Quelques opinions de la critique
Dans Água viva, sorte de longue missive à un destinataire inconnu, Lispector laisse sa pensée aller à hue et à dia, évoquant tout à tout la force de l’instant, la naissance, l’écriture et la peinture, ses deux passions, ou encore sa propre solitude. Il en résulte un livre aux images woolfiennes, plein de fulgurances poétiques, déroutant parfois, mais d’une singulière puissance. Florence Neuville, Le Monde Des Livres, 21 décembre 2018. Clarice Lispector […] laisse une œuvre à vif, introspective jusqu’au vertige, et pourtant ouverte sur le monde. […] La même fièvre poétique agite Água viva, où elle se niche à l’intérieur du verbe « être » comme dans un nid « scintillant et élastique ». Marine Landrot, Télérama, 8 décembre 2018. Lire Água Viva, c’est avancer dans une écriture chaude encore de matière ; et peu d’écrivains vont vers ces lieux où l’écriture s’articule avec la matière même… La NRF, Printemps 2023. Au fil d’une œuvre dense qui prend souvent des allures de chant, elle interroge ce que c’est de vivre, d’avancer dans l’obscurité, de saisir l’instant […]. Elle invente un langage, une parole de femme singulière, quasiment mystique.
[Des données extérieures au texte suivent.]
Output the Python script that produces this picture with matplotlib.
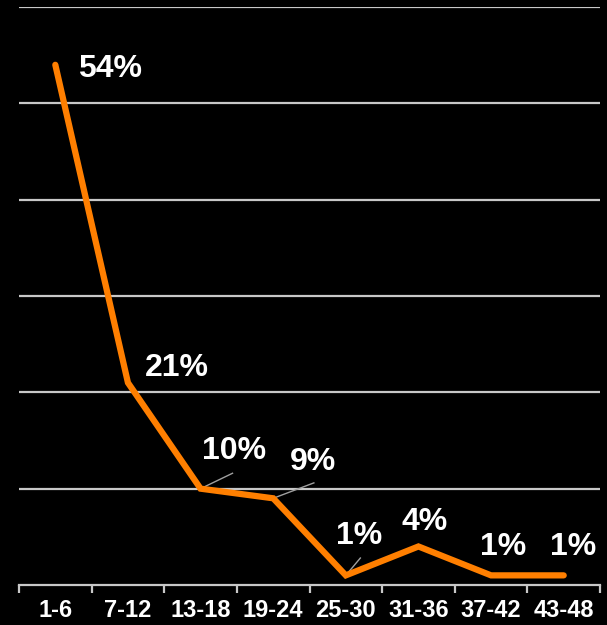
import matplotlib.pyplot as plt

plt.rcParams['font.family'] = ['Liberation Sans', 'DejaVu Sans']

# 年龄段分布
categories = ['1-6', '7-12', '13-18', '19-24', '25-30', '31-36', '37-42', '43-48']
values = [54, 21, 10, 9, 1, 4, 1, 1]
labels = ['54%', '21%', '10%', '9%', '1%', '4%', '1%', '1%']

# 标签中心相对数据点的偏移 (数据坐标)
label_offsets = [(0.75, -0.4), (0.68, 1.5), (0.46, 3.9), (0.55, 3.8),
                 (0.18, 4.1), (0.09, 2.55), (0.17, 2.95), (0.13, 2.95)]
# 引线终点偏移，None 表示不画
leaders = [None, None, (0.44, 1.6), (0.56, 1.6), (0.2, 1.8), None, None, None]

fig = plt.figure(figsize=(6.07, 6.25), dpi=100, facecolor='black')
ax = fig.add_axes([0.0313, 0.064, 0.9572, 0.9248])
ax.set_facecolor('black')

x = list(range(len(categories)))
ax.set_xlim(-0.5, len(categories) - 0.5)
ax.set_ylim(0, 60)

# 网格线
for y in range(10, 61, 10):
    ax.axhline(y, color='#c8c8c8', lw=1.6, zorder=1)

ax.plot(x, values, color='#ff7f00', lw=4.5, solid_capstyle='round',
        solid_joinstyle='miter', zorder=3)

for i, (v, lab) in enumerate(zip(values, labels)):
    dx, dy = label_offsets[i]
    ax.text(i + dx, v + dy, lab, color='white', fontsize=23, fontweight='bold',
            ha='center', va='center', zorder=4)
    if leaders[i]:
        lx, ly = leaders[i]
        ax.plot([i, i + lx], [v, v + ly], color='#a0a0a0', lw=1, zorder=2)

for s in ['top', 'right', 'left']:
    ax.spines[s].set_visible(False)
ax.spines['bottom'].set_color('#c8c8c8')
ax.spines['bottom'].set_linewidth(1.6)

ax.set_yticks([])
ax.set_xticks(x)
ax.set_xticklabels(categories, color='white', fontsize=17, fontweight='bold')
ax.set_xticks([i - 0.5 for i in range(len(categories) + 1)], minor=True)
ax.tick_params(axis='x', which='major', length=0, pad=10)
ax.tick_params(axis='x', which='minor', length=6, width=1.6, color='#c8c8c8')

plt.savefig('out.png', facecolor='black')
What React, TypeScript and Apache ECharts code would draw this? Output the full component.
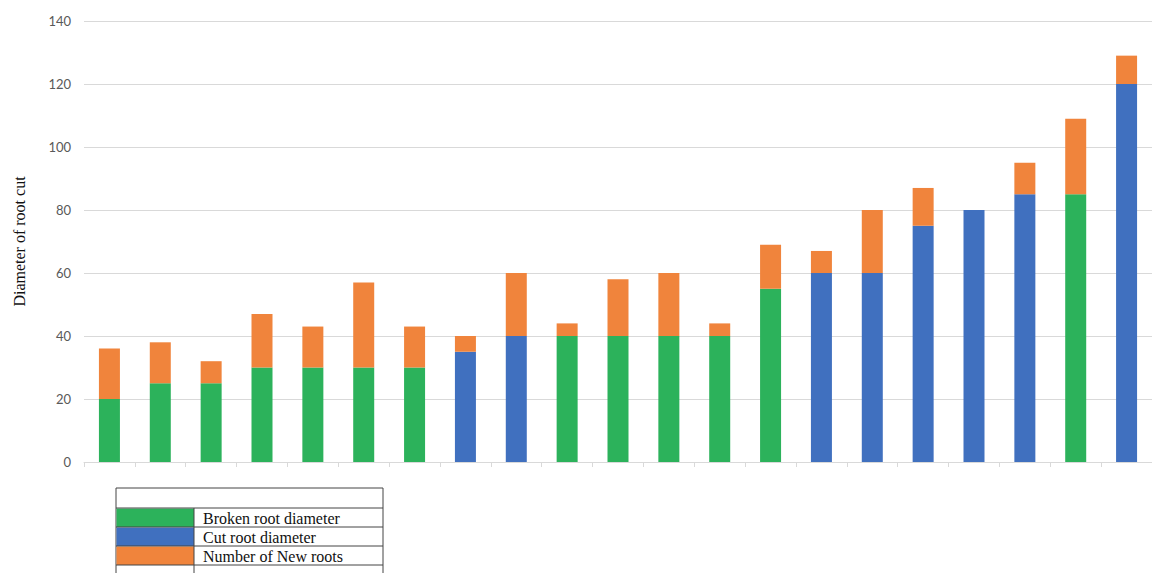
import React, { useEffect, useRef } from "react";
import * as echarts from "echarts";

const categories = ["1","2","3","4","5","6","7","8","9","10","11","12","13","14","15","16","17","18","19","20","21"];
const seriesNames = ["Broken root diameter", "Cut root diameter", "Number of New roots"];
const brokenRoot = [20, 25, 25, 30, 30, 30, 30, 0, 0, 40, 40, 40, 40, 55, 0, 0, 0, 0, 0, 85, 0];
const cutRoot = [0, 0, 0, 0, 0, 0, 0, 35, 40, 0, 0, 0, 0, 0, 60, 60, 75, 80, 85, 0, 120];
const newRoots = [16, 13, 7, 17, 13, 27, 13, 5, 20, 4, 18, 20, 4, 14, 7, 20, 12, 0, 10, 24, 9];
const colors = ["#2cb25b", "#4070bf", "#f0843c"];
const yAxisName = "Diameter of root cut";

export default function App() {
  const ref = useRef<HTMLDivElement>(null);
  useEffect(() => {
    if (!ref.current) return;
    const chart = echarts.init(ref.current, null, { renderer: "svg" });
    const seriesData = [brokenRoot, cutRoot, newRoots];

    // legend table graphic
    const tx = 116, tr = 383, div = 194;
    const rows = [488, 508, 527, 546, 565];
    const graphics: any[] = [];
    graphics.push({ type: "rect", shape: { x: tx, y: rows[0], width: tr - tx, height: 573 - rows[0] + 5 }, style: { fill: "#fff", stroke: "#444", lineWidth: 1 } });
    seriesNames.forEach((name, i) => {
      const y0 = rows[i + 1], y1 = rows[i + 2];
      graphics.push({ type: "rect", shape: { x: tx + 0.5, y: y0 + 0.5, width: div - tx - 0.5, height: y1 - y0 - 0.5 }, style: { fill: colors[i] } });
      graphics.push({ type: "text", x: 203, y: (y0 + y1) / 2 + 1, style: { text: name, font: "16px 'Liberation Serif', 'Times New Roman', serif", fill: "#111", verticalAlign: "middle", align: "left" } });
    });
    rows.slice(1).forEach((y) => {
      graphics.push({ type: "line", shape: { x1: tx, y1: y, x2: tr, y2: y }, style: { stroke: "#444", lineWidth: 1 } });
    });
    graphics.push({ type: "line", shape: { x1: div, y1: rows[1], x2: div, y2: 573 }, style: { stroke: "#444", lineWidth: 1 } });

    chart.setOption({
      animation: false,
      backgroundColor: "#ffffff",
      grid: { left: 84, top: 21, width: 1070, bottom: 111, containLabel: false },
      xAxis: {
        type: "category",
        data: categories,
        axisLine: { show: true, lineStyle: { color: "#d9d9d9", width: 1 } },
        axisTick: { show: true, length: 5, lineStyle: { color: "#d9d9d9" } },
        axisLabel: { show: false },
        splitLine: { show: false },
      },
      yAxis: {
        type: "value",
        min: 0,
        max: 140,
        interval: 20,
        name: yAxisName,
        nameLocation: "middle",
        nameGap: 57,
        nameTextStyle: { fontFamily: "'Liberation Serif', 'Times New Roman', serif", fontSize: 16, color: "#111" },
        axisLine: { show: false },
        axisTick: { show: false },
        axisLabel: { color: "#595959", fontSize: 13, fontFamily: "Lato, 'Open Sans', sans-serif", margin: 13 },
        splitLine: { lineStyle: { color: "#d9d9d9", width: 1 } },
      },
      series: seriesNames.map((name, i) => ({
        name,
        type: "bar",
        stack: "total",
        barWidth: 21,
        data: seriesData[i],
        itemStyle: { color: colors[i] },
      })),
      graphic: graphics,
    });
    return () => chart.dispose();
  }, []);
  return <div ref={ref} style={{ position: "fixed", left: 0, top: 0, width: 1152, height: 573 }} />;
}
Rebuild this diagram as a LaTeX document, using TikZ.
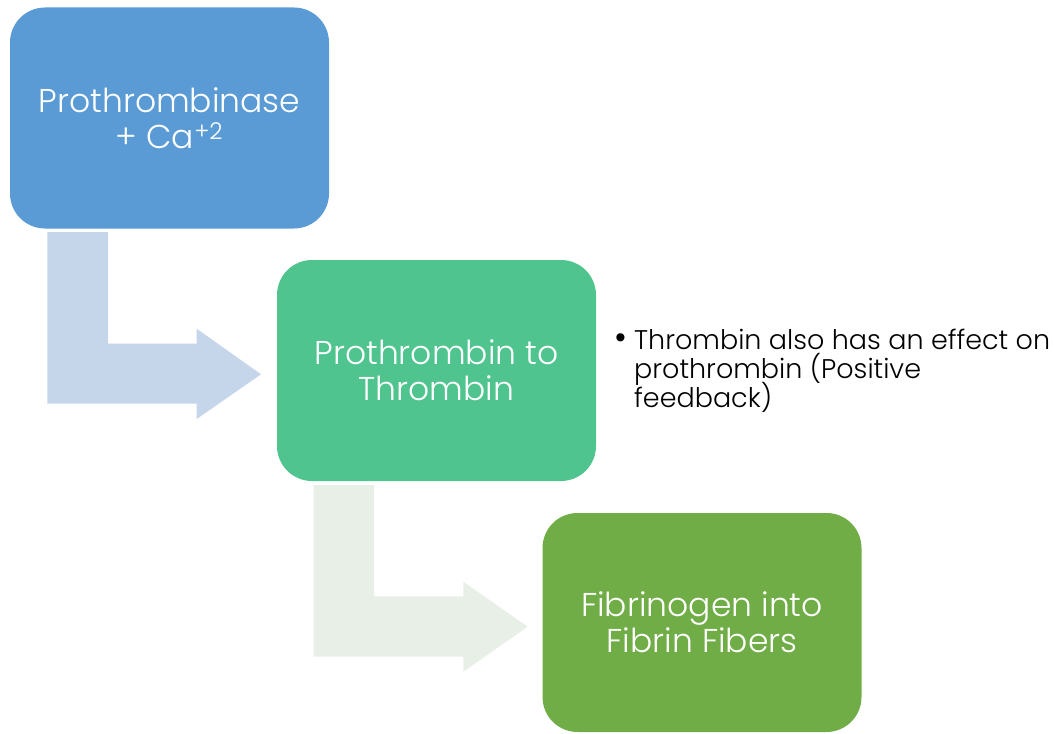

Les Éditions des femmes ont réédité […] un texte majestueux en édition bilingue français-portugais. Ça m’intéresse, février 2019. Avec Clarice Lispector, l’univers romanesque du XIXe siècle est liquidé. Cette grande romancière brésilienne remet en question la notion de personnage, modifie l’écriture et la structure romanesques. L’Écritoire des Muses, 17 mars 2019. J’ai eu plaisir à entendre l’hymne de vie délivré par Clarice Lispector dans Agua Viva, livre qui me chante encore aux oreilles et au cœur. Cette aventure initiatique […] coule dans la matière vivante et le corps de la chair le travail d’une pensée en train d’extraire de la sensation son rythme, sa substance et sa formulation. Le Devoir, 26 septembre 1981.
Água Viva de Clarice Lispector : Traduit du portugais (Brésil) par Didier Lamaison et Claudia Poncioni. Nouvelle édition suivie d’un entretien inédit de l’autrice, traduit du portugais (Brésil) par Izabella Borges. 20 €.